**THE TASK**. Without including any images, repeat the data exactly.

**SOURCE DATA**.
══════════

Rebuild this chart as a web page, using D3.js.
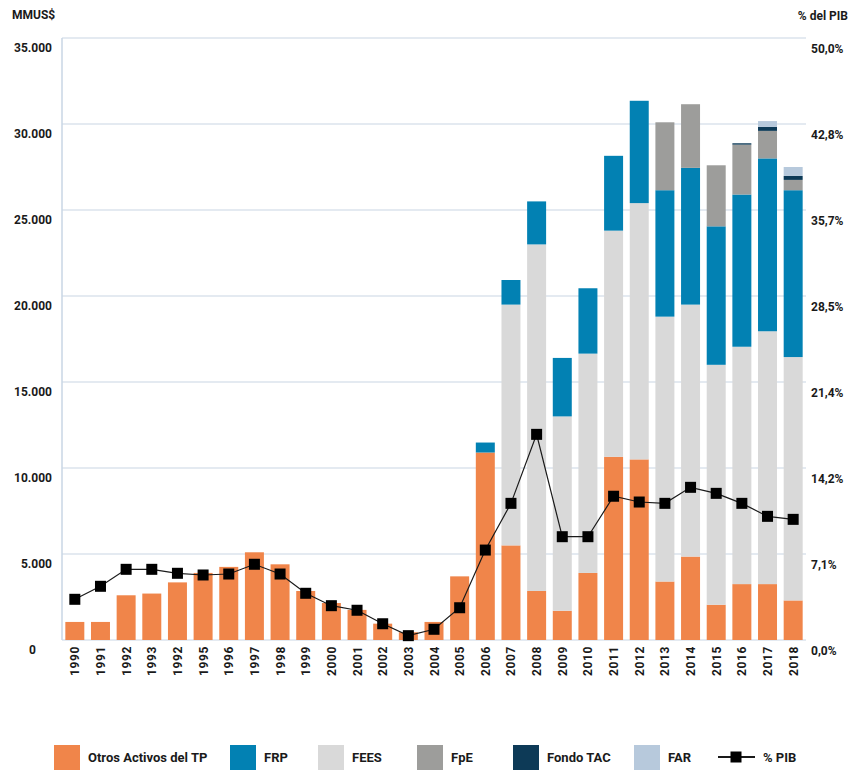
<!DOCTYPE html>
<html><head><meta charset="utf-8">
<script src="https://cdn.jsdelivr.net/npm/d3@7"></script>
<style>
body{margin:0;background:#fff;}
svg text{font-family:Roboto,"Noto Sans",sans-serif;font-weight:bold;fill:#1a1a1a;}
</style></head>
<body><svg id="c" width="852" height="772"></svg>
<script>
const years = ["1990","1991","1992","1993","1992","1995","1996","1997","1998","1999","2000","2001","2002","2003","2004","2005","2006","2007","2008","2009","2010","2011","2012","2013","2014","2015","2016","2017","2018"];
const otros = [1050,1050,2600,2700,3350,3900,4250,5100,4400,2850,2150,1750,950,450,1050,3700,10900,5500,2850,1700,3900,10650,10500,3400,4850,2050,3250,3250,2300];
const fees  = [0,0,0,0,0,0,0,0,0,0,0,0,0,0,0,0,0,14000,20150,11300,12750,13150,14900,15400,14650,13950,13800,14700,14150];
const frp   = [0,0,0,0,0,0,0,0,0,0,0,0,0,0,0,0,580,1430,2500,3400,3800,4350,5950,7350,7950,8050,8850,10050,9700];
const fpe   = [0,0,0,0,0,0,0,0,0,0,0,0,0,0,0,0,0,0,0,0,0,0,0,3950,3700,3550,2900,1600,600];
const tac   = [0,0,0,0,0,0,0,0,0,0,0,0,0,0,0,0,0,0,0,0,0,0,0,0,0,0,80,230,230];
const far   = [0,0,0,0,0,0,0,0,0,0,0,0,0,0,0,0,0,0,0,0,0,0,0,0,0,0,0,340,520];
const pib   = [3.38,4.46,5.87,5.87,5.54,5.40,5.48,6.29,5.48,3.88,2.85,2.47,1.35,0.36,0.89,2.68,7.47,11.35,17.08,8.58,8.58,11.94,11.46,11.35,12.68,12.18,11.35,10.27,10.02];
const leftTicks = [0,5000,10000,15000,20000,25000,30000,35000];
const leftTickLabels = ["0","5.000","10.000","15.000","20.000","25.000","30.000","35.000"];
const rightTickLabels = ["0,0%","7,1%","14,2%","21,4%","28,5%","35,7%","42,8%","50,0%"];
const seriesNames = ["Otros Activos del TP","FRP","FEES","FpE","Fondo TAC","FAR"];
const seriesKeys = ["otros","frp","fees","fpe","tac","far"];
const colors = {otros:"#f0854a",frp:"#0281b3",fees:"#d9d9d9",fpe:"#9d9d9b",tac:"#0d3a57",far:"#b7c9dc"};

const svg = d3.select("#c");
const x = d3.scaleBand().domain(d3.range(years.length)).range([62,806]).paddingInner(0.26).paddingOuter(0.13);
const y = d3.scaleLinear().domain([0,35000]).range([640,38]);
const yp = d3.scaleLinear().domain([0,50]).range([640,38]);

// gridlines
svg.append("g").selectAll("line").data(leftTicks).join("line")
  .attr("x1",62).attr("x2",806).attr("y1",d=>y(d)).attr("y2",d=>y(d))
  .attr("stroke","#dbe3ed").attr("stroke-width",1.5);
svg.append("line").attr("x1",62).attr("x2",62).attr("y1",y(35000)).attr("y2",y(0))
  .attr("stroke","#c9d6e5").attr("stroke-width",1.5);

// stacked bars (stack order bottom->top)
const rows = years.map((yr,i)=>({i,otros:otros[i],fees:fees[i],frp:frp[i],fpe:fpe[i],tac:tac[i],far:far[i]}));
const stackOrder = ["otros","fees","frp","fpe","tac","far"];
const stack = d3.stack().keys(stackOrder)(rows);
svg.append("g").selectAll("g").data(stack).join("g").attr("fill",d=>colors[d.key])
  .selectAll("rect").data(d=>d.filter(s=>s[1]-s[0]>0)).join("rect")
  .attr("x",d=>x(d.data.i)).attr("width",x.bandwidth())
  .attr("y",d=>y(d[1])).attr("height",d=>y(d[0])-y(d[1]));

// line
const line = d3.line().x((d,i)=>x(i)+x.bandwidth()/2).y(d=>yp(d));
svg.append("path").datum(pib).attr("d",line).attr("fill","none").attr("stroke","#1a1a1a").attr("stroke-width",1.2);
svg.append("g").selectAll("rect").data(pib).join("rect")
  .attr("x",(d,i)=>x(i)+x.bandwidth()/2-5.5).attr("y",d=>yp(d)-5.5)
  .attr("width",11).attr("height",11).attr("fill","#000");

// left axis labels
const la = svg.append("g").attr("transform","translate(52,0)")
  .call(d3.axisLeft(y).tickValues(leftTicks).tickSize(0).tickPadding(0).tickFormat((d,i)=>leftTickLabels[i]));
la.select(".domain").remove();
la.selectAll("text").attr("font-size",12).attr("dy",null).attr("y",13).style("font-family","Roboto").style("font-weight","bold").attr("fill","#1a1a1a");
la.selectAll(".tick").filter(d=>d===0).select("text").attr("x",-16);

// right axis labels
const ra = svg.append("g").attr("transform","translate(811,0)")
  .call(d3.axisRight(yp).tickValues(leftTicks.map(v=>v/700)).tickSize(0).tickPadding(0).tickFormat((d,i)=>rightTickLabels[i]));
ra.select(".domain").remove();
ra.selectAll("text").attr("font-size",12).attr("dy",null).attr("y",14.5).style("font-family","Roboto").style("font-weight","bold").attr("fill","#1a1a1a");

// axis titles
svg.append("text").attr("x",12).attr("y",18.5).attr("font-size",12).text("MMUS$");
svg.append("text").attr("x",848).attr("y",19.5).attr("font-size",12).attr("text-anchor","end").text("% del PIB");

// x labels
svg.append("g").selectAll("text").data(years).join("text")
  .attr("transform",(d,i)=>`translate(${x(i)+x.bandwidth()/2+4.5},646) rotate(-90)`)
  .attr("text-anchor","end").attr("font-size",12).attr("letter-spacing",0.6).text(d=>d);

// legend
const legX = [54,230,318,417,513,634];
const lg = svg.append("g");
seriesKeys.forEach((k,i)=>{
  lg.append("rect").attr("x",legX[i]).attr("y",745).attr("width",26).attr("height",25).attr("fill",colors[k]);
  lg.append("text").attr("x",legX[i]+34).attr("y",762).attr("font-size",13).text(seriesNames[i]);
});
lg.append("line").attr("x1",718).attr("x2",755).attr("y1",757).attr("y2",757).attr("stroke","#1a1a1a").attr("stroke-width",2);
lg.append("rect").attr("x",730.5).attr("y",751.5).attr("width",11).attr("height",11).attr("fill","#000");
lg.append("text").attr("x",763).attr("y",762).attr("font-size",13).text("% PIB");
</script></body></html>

══════════

**ANSWER TO THE TASK**.
Rebuild this chart as a web page, using D3.js.
<!DOCTYPE html>
<html><head><meta charset="utf-8">
<script src="https://cdn.jsdelivr.net/npm/d3@7"></script>
<style>
body{margin:0;background:#fff;}
svg text{font-family:Roboto,"Noto Sans",sans-serif;font-weight:bold;fill:#1a1a1a;}
</style></head>
<body><svg id="c" width="852" height="772"></svg>
<script>
const years = ["1990","1991","1992","1993","1992","1995","1996","1997","1998","1999","2000","2001","2002","2003","2004","2005","2006","2007","2008","2009","2010","2011","2012","2013","2014","2015","2016","2017","2018"];
const otros = [1050,1050,2600,2700,3350,3900,4250,5100,4400,2850,2150,1750,950,450,1050,3700,10900,5500,2850,1700,3900,10650,10500,3400,4850,2050,3250,3250,2300];
const fees  = [0,0,0,0,0,0,0,0,0,0,0,0,0,0,0,0,0,14000,20150,11300,12750,13150,14900,15400,14650,13950,13800,14700,14150];
const frp   = [0,0,0,0,0,0,0,0,0,0,0,0,0,0,0,0,580,1430,2500,3400,3800,4350,5950,7350,7950,8050,8850,10050,9700];
const fpe   = [0,0,0,0,0,0,0,0,0,0,0,0,0,0,0,0,0,0,0,0,0,0,0,3950,3700,3550,2900,1600,600];
const tac   = [0,0,0,0,0,0,0,0,0,0,0,0,0,0,0,0,0,0,0,0,0,0,0,0,0,0,80,230,230];
const far   = [0,0,0,0,0,0,0,0,0,0,0,0,0,0,0,0,0,0,0,0,0,0,0,0,0,0,0,340,520];
const pib   = [3.38,4.46,5.87,5.87,5.54,5.40,5.48,6.29,5.48,3.88,2.85,2.47,1.35,0.36,0.89,2.68,7.47,11.35,17.08,8.58,8.58,11.94,11.46,11.35,12.68,12.18,11.35,10.27,10.02];
const leftTicks = [0,5000,10000,15000,20000,25000,30000,35000];
const leftTickLabels = ["0","5.000","10.000","15.000","20.000","25.000","30.000","35.000"];
const rightTickLabels = ["0,0%","7,1%","14,2%","21,4%","28,5%","35,7%","42,8%","50,0%"];
const seriesNames = ["Otros Activos del TP","FRP","FEES","FpE","Fondo TAC","FAR"];
const seriesKeys = ["otros","frp","fees","fpe","tac","far"];
const colors = {otros:"#f0854a",frp:"#0281b3",fees:"#d9d9d9",fpe:"#9d9d9b",tac:"#0d3a57",far:"#b7c9dc"};

const svg = d3.select("#c");
const x = d3.scaleBand().domain(d3.range(years.length)).range([62,806]).paddingInner(0.26).paddingOuter(0.13);
const y = d3.scaleLinear().domain([0,35000]).range([640,38]);
const yp = d3.scaleLinear().domain([0,50]).range([640,38]);

// gridlines
svg.append("g").selectAll("line").data(leftTicks).join("line")
  .attr("x1",62).attr("x2",806).attr("y1",d=>y(d)).attr("y2",d=>y(d))
  .attr("stroke","#dbe3ed").attr("stroke-width",1.5);
svg.append("line").attr("x1",62).attr("x2",62).attr("y1",y(35000)).attr("y2",y(0))
  .attr("stroke","#c9d6e5").attr("stroke-width",1.5);

// stacked bars (stack order bottom->top)
const rows = years.map((yr,i)=>({i,otros:otros[i],fees:fees[i],frp:frp[i],fpe:fpe[i],tac:tac[i],far:far[i]}));
const stackOrder = ["otros","fees","frp","fpe","tac","far"];
const stack = d3.stack().keys(stackOrder)(rows);
svg.append("g").selectAll("g").data(stack).join("g").attr("fill",d=>colors[d.key])
  .selectAll("rect").data(d=>d.filter(s=>s[1]-s[0]>0)).join("rect")
  .attr("x",d=>x(d.data.i)).attr("width",x.bandwidth())
  .attr("y",d=>y(d[1])).attr("height",d=>y(d[0])-y(d[1]));

// line
const line = d3.line().x((d,i)=>x(i)+x.bandwidth()/2).y(d=>yp(d));
svg.append("path").datum(pib).attr("d",line).attr("fill","none").attr("stroke","#1a1a1a").attr("stroke-width",1.2);
svg.append("g").selectAll("rect").data(pib).join("rect")
  .attr("x",(d,i)=>x(i)+x.bandwidth()/2-5.5).attr("y",d=>yp(d)-5.5)
  .attr("width",11).attr("height",11).attr("fill","#000");

// left axis labels
const la = svg.append("g").attr("transform","translate(52,0)")
  .call(d3.axisLeft(y).tickValues(leftTicks).tickSize(0).tickPadding(0).tickFormat((d,i)=>leftTickLabels[i]));
la.select(".domain").remove();
la.selectAll("text").attr("font-size",12).attr("dy",null).attr("y",13).style("font-family","Roboto").style("font-weight","bold").attr("fill","#1a1a1a");
la.selectAll(".tick").filter(d=>d===0).select("text").attr("x",-16);

// right axis labels
const ra = svg.append("g").attr("transform","translate(811,0)")
  .call(d3.axisRight(yp).tickValues(leftTicks.map(v=>v/700)).tickSize(0).tickPadding(0).tickFormat((d,i)=>rightTickLabels[i]));
ra.select(".domain").remove();
ra.selectAll("text").attr("font-size",12).attr("dy",null).attr("y",14.5).style("font-family","Roboto").style("font-weight","bold").attr("fill","#1a1a1a");

// axis titles
svg.append("text").attr("x",12).attr("y",18.5).attr("font-size",12).text("MMUS$");
svg.append("text").attr("x",848).attr("y",19.5).attr("font-size",12).attr("text-anchor","end").text("% del PIB");

// x labels
svg.append("g").selectAll("text").data(years).join("text")
  .attr("transform",(d,i)=>`translate(${x(i)+x.bandwidth()/2+4.5},646) rotate(-90)`)
  .attr("text-anchor","end").attr("font-size",12).attr("letter-spacing",0.6).text(d=>d);

// legend
const legX = [54,230,318,417,513,634];
const lg = svg.append("g");
seriesKeys.forEach((k,i)=>{
  lg.append("rect").attr("x",legX[i]).attr("y",745).attr("width",26).attr("height",25).attr("fill",colors[k]);
  lg.append("text").attr("x",legX[i]+34).attr("y",762).attr("font-size",13).text(seriesNames[i]);
});
lg.append("line").attr("x1",718).attr("x2",755).attr("y1",757).attr("y2",757).attr("stroke","#1a1a1a").attr("stroke-width",2);
lg.append("rect").attr("x",730.5).attr("y",751.5).attr("width",11).attr("height",11).attr("fill","#000");
lg.append("text").attr("x",763).attr("y",762).attr("font-size",13).text("% PIB");
</script></body></html>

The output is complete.